Rounding corners, I notice that this Boss 429 doesn't drive like a big-block car. With power steering, it turns easily, almost too easily. But power steering was like that in 1970. Also like 1970 is the Hurst shifter, which was standard equipment in four-speed Ford performance cars that year. Revered as the top-of-the-line performance shifter back then, you can't help but notice the long throws, especially if you've spent time in a newer Mustang. Going into First, you can almost change radio stations with your knuckles. And you could hurt a back-seat passenger with your elbow when yanking into Second.

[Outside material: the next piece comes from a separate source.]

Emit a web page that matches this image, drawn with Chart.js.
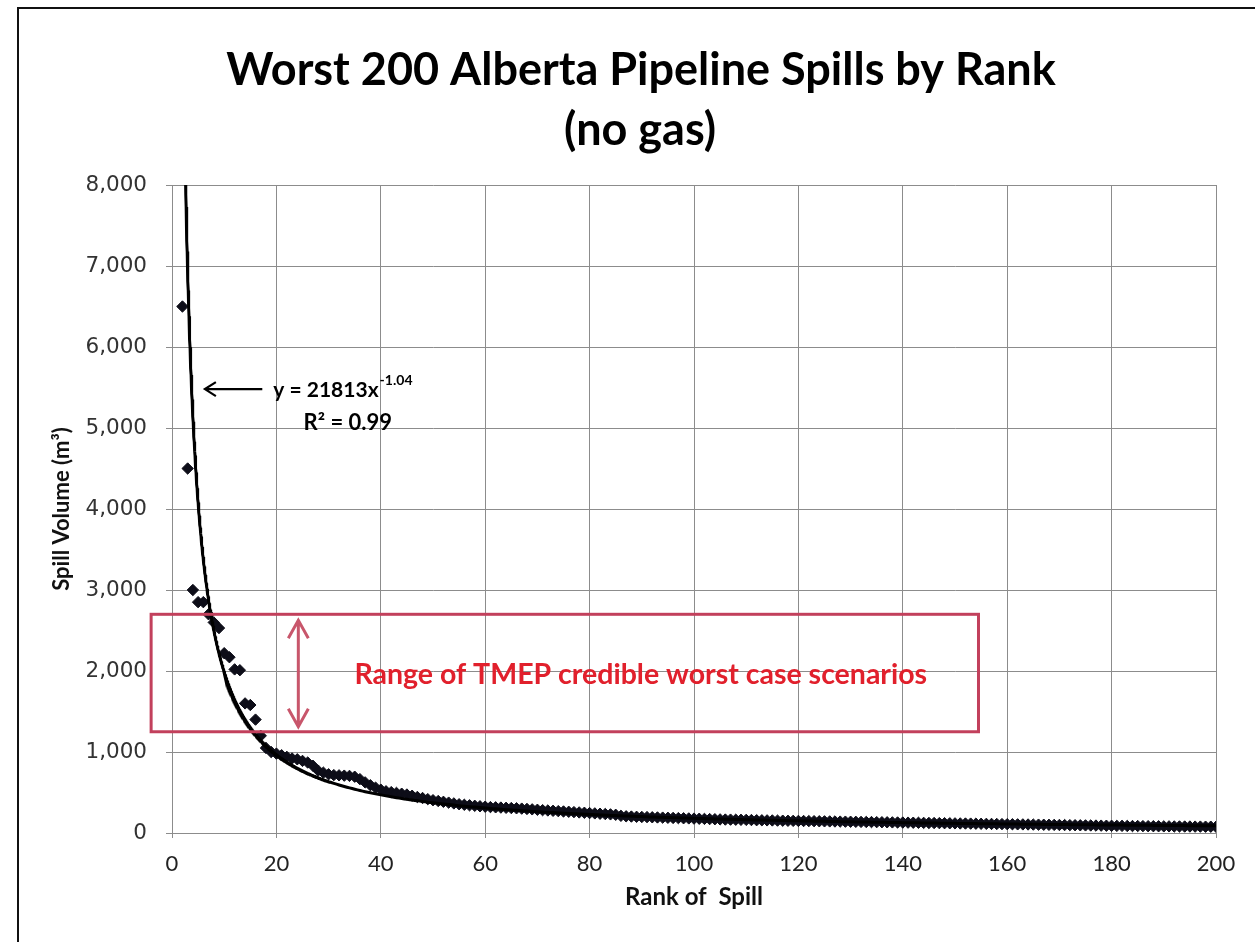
<!DOCTYPE html>
<html>
<head>
<meta charset="utf-8">
<script src="https://cdn.jsdelivr.net/npm/chart.js@4.4.1/dist/chart.umd.min.js"></script>
<style>
  html, body { margin: 0; padding: 0; background: #fff; }
  body { width: 1255px; height: 942px; position: relative; overflow: hidden; }
  #frame { position: absolute; left: 17px; top: 7px; width: 1400px; height: 1100px;
           border-left: 2px solid #111; border-top: 2px solid #111; }
  #wrap { position: absolute; left: 0; top: 0; width: 1255px; height: 942px; }
</style>
</head>
<body>
<div id="frame"></div>
<div id="wrap"><canvas id="c" width="1255" height="942"></canvas></div>
<script>
// ---- Data ----
const TITLE_LINES = ['Worst 200 Alberta Pipeline Spills by Rank', '(no gas)'];
const X_TITLE = 'Rank of  Spill';
const Y_TITLE = 'Spill Volume (m\u00B3)';
const X_TICKS = [0, 20, 40, 60, 80, 100, 120, 140, 160, 180, 200];
const Y_TICKS = [0, 1000, 2000, 3000, 4000, 5000, 6000, 7000, 8000];

// spill volume (m3) by rank 1..200 (rank 1 lies above the plotted range)
const VOLUMES = [
  10000, 6500, 4500, 3000, 2850, 2850, 2700, 2600, 2530, 2220,
  2170, 2020, 2010, 1600, 1580, 1400, 1200, 1050, 1000, 980,
  960, 940, 920, 910, 890, 870, 830, 770, 745, 725,
  715, 712, 708, 705, 695, 665, 625, 590, 560, 535,
  515, 505, 495, 485, 475, 460, 445, 432, 418, 405,
  395, 385, 375, 365, 355, 348, 342, 336, 330, 325,
  320, 317, 314, 311, 308, 305, 301, 297, 292, 287,
  282, 278, 274, 270, 266, 262, 258, 254, 250, 246,
  242, 238, 234, 230, 225, 212, 206, 203, 200, 198,
  196, 194, 192, 190, 188, 186, 184, 182, 180, 178,
  176, 174, 172, 170, 168, 166, 165, 164, 163, 162,
  160, 158, 157, 156, 155, 153, 152, 151, 150, 149,
  148, 147, 146, 145, 144, 143, 142, 141, 140, 139,
  138, 137, 136, 135, 134, 133, 132, 131, 130, 129,
  128, 127, 126, 125, 124, 123, 122, 121, 120, 119,
  118, 117, 116, 115, 114, 113, 112, 111, 110, 109,
  108, 107, 106, 105, 104, 103, 102, 101, 100, 99,
  98, 97, 96, 95, 94, 93, 92, 91, 90, 89,
  88, 88, 87, 86, 86, 85, 84, 84, 83, 82,
  82, 81, 81, 80, 80, 79, 79, 78, 78, 77
];

// Power-law trendline printed on the chart: y = 21813 x^-1.04, R² = 0.99
const TREND_A = 21813;
const TREND_B = -1.04;
const TREND_LABEL = 'y = 21813x';
const TREND_EXP = '-1.04';
const R2_LABEL = 'R\u00B2 = 0.99';
const RANGE_LABEL = 'Range of TMEP credible worst case scenarios';
const RANGE_LOW = 1250, RANGE_HIGH = 2700;   // m3 band of the red box

// ---- build datasets ----
const points = VOLUMES.map((v, i) => ({ x: i + 1, y: v }));
const trendPts = [];
const xStart = Math.pow(8200 / TREND_A, 1 / TREND_B);
for (let x = xStart; x <= 200.0001; x += (x < 30 ? 0.05 : 0.5)) {
  trendPts.push({ x: x, y: TREND_A * Math.pow(x, TREND_B) });
}
trendPts.push({ x: 200, y: TREND_A * Math.pow(200, TREND_B) });

const titlePlugin = {
  id: 'pageTitle',
  afterDraw(chart) {
    const ctx = chart.ctx;
    ctx.save();
    ctx.fillStyle = '#000';
    ctx.font = 'bold 45px Lato';
    ctx.textAlign = 'center';
    ctx.textBaseline = 'middle';
    ctx.fillText(TITLE_LINES[0], 641, 70);
    ctx.fillText(TITLE_LINES[1], 640, 130);
    ctx.restore();
  }
};

const annotations = {
  id: 'annotations',
  afterDatasetsDraw(chart) {
    const ctx = chart.ctx;
    const xs = chart.scales.x, ys = chart.scales.y;
    const X = v => xs.getPixelForValue(v), Y = v => ys.getPixelForValue(v);
    ctx.save();
    // red box
    ctx.strokeStyle = '#c2405c';
    ctx.lineWidth = 3;
    const bx0 = X(-4), bx1 = X(154.5), by0 = Y(RANGE_HIGH), by1 = Y(RANGE_LOW);
    ctx.strokeRect(bx0, by0, bx1 - bx0, by1 - by0);
    // double arrow
    ctx.strokeStyle = '#c8566b';
    ctx.lineWidth = 3;
    const ax = X(24.2), ay0 = by0 + 6, ay1 = by1 - 5;
    ctx.beginPath();
    ctx.moveTo(ax, ay0); ctx.lineTo(ax, ay1);
    ctx.moveTo(ax - 10, ay0 + 18); ctx.lineTo(ax, ay0); ctx.lineTo(ax + 10, ay0 + 18);
    ctx.moveTo(ax - 10, ay1 - 18); ctx.lineTo(ax, ay1); ctx.lineTo(ax + 10, ay1 - 18);
    ctx.stroke();
    // range text
    ctx.fillStyle = '#e1202c';
    ctx.font = 'bold 28.5px Lato';
    ctx.textAlign = 'center';
    ctx.textBaseline = 'middle';
    ctx.fillText(RANGE_LABEL, X(89.8), Y(1950));
    // trend label arrow
    const ty = Y(5480);
    ctx.strokeStyle = '#000';
    ctx.lineWidth = 2.2;
    ctx.beginPath();
    ctx.moveTo(X(17.3), ty); ctx.lineTo(X(6.3), ty);
    ctx.moveTo(X(6.3) + 11, ty - 7); ctx.lineTo(X(6.3), ty); ctx.lineTo(X(6.3) + 11, ty + 7);
    ctx.stroke();
    ctx.fillStyle = '#000';
    ctx.textAlign = 'left';
    ctx.font = 'bold 21px Lato';
    const tx = X(19.4);
    ctx.fillText(TREND_LABEL, tx, ty + 1);
    const w = ctx.measureText(TREND_LABEL).width;
    ctx.font = 'bold 14px Lato';
    ctx.fillText(TREND_EXP, tx + w + 1, ty - 9);
    ctx.font = 'bold 22px Lato';
    ctx.fillText(R2_LABEL, X(25.2), Y(5060));
    ctx.restore();
  }
};

const GRID = '#8c8c8c';
new Chart(document.getElementById('c'), {
  type: 'scatter',
  data: {
    datasets: [
      {
        type: 'line',
        label: 'trend',
        data: trendPts,
        borderColor: '#000',
        borderWidth: 3,
        pointRadius: 0,
        fill: false,
        tension: 0,
        order: 0
      },
      {
        label: 'spills',
        data: points,
        pointStyle: 'rectRot',
        pointRadius: 5.7,
        backgroundColor: '#0d0d18',
        borderColor: '#0d0d18',
        borderWidth: 1,
        order: 1
      }
    ]
  },
  options: {
    responsive: false,
    animation: false,
    devicePixelRatio: 1,
    layout: { padding: { top: 185, left: 30, right: 39, bottom: 19 } },
    plugins: {
      legend: { display: false },
      tooltip: { enabled: false },
      title: { display: false }
    },
    scales: {
      x: {
        type: 'linear',
        min: 0, max: 200,
        afterFit(s) { s.height = 90; },
        afterBuildTicks(s) { s.ticks = X_TICKS.map(v => ({ value: v })); },
        grid: { color: GRID, lineWidth: 1, tickLength: 5 },
        border: { color: GRID, width: 1 },
        ticks: { color: '#222', padding: 13, maxRotation: 0,
                 font: { family: 'Lato', size: 22 } },
        title: { display: true, text: X_TITLE, color: '#111',
                 font: { family: 'Lato', size: 24, weight: 'bold' },
                 padding: { top: 11, bottom: 11 } }
      },
      y: {
        type: 'linear',
        min: 0, max: 8000,
        afterFit(s) { s.width = 142; },
        afterBuildTicks(s) { s.ticks = Y_TICKS.map(v => ({ value: v })); },
        grid: { color: GRID, lineWidth: 1, tickLength: 6 },
        border: { color: GRID, width: 1 },
        ticks: { color: '#333', padding: 19,
                 font: { family: 'DejaVu Sans', size: 21.5 },
                 callback: v => Number(v).toLocaleString('en-US') },
        title: { display: true, text: Y_TITLE, color: '#111',
                 font: { family: 'Lato', size: 22, weight: 'bold' },
                 padding: { top: 19, bottom: 19 } }
      }
    }
  },
  plugins: [annotations, titlePlugin]
});
</script>
</body>
</html>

We finally reach Tulsa's Brookside area, where police have blocked off three city blocks for cruise-in parking. The procession into town is stop and go; Mark and I notice the odor of antifreeze at about the same time. The temp gauge may be incorrect but the steam coming from under the hood appears to be accurate. I grab the first available parking spot and shut off the engine, which is punctuated by the sound of the vacuum-actuated hood flap closing. The next sound we hear is the hiss from the radiator, followed by the expelling of green fluid.
Nothing ruins the experience of driving a really cool car than having it over-heat in front of hundreds of other cool-car owners.
Raising the hood as much for cooling as for showing off, we're soon joined by Ed Meyer, noted Boss 429 restorer and preservationist, who pulls out a camera and starts photographing various markings, stampings, and other factory-original details. He's known the car for a long time, noting that it's one of the best-preserved '70s in existence.
With the cruise over and the 40-year-old radiator filled with much-needed coolant, Mark and I head back to the hotel via Tulsa's famous cruising street, Peoria Avenue. With cooler evening temperatures and no traffic to contend with, the Boss 429 was a pleasure to drive. I check the fuel gauge and hope that it's as inaccurate as the temperature gauge. Mark notes that the clock, positioned right in front of him on the passenger side, works intermittently; we both recall that those clocks did the same thing in the 1970s.
With traffic thinning, I finally get a chance to put my foot into the Holley four-barrel. From a rolling First gear start, I'm rewarded with lots of tire spin, followed by more protests from the old T/As as I slam into Second. Obviously, the 37-year-old tires are not up to the task of handling the Boss 429's power. With 375 hp and factory 3.91:1 gears, we need drag slicks for any chance of traction.
I get another shot at the Boss 429 later in the week, this time with less traffic and Wicks in the passenger seat as witness to any possible damage I might inflict upon his rare, super-valuable Mustang. But again, I can't get the big Boss to hook up on the old tires. Wicks and I swap seats, much to my relief because if anyone is going to be responsible for blowing up the engine or veering off into a ditch, I prefer it to be the car owner. Wicks begins his banzai run from a rolling start. The tires squeal, but we're picking up momentum. More tire spin in Second. In Third, I can finally feel the expected rush from a 429 big-block equipped with racing heads and solid-lifter cam. This thing is strong.
Many car magazines from the late 1960s were disappointed with the Boss 429's performance. Perhaps they were expecting more from a race-inspired engine in a relatively lightweight Mustang. In my short street experience with Wicks' Boss 429, I learned that it has plenty of low-speed torque, unexpected good street manners, and a ton of high rpm power. For a 40-year-old survivor, Wicks' Boss 429 was impressive-although it could've used some better tires and a new radiator.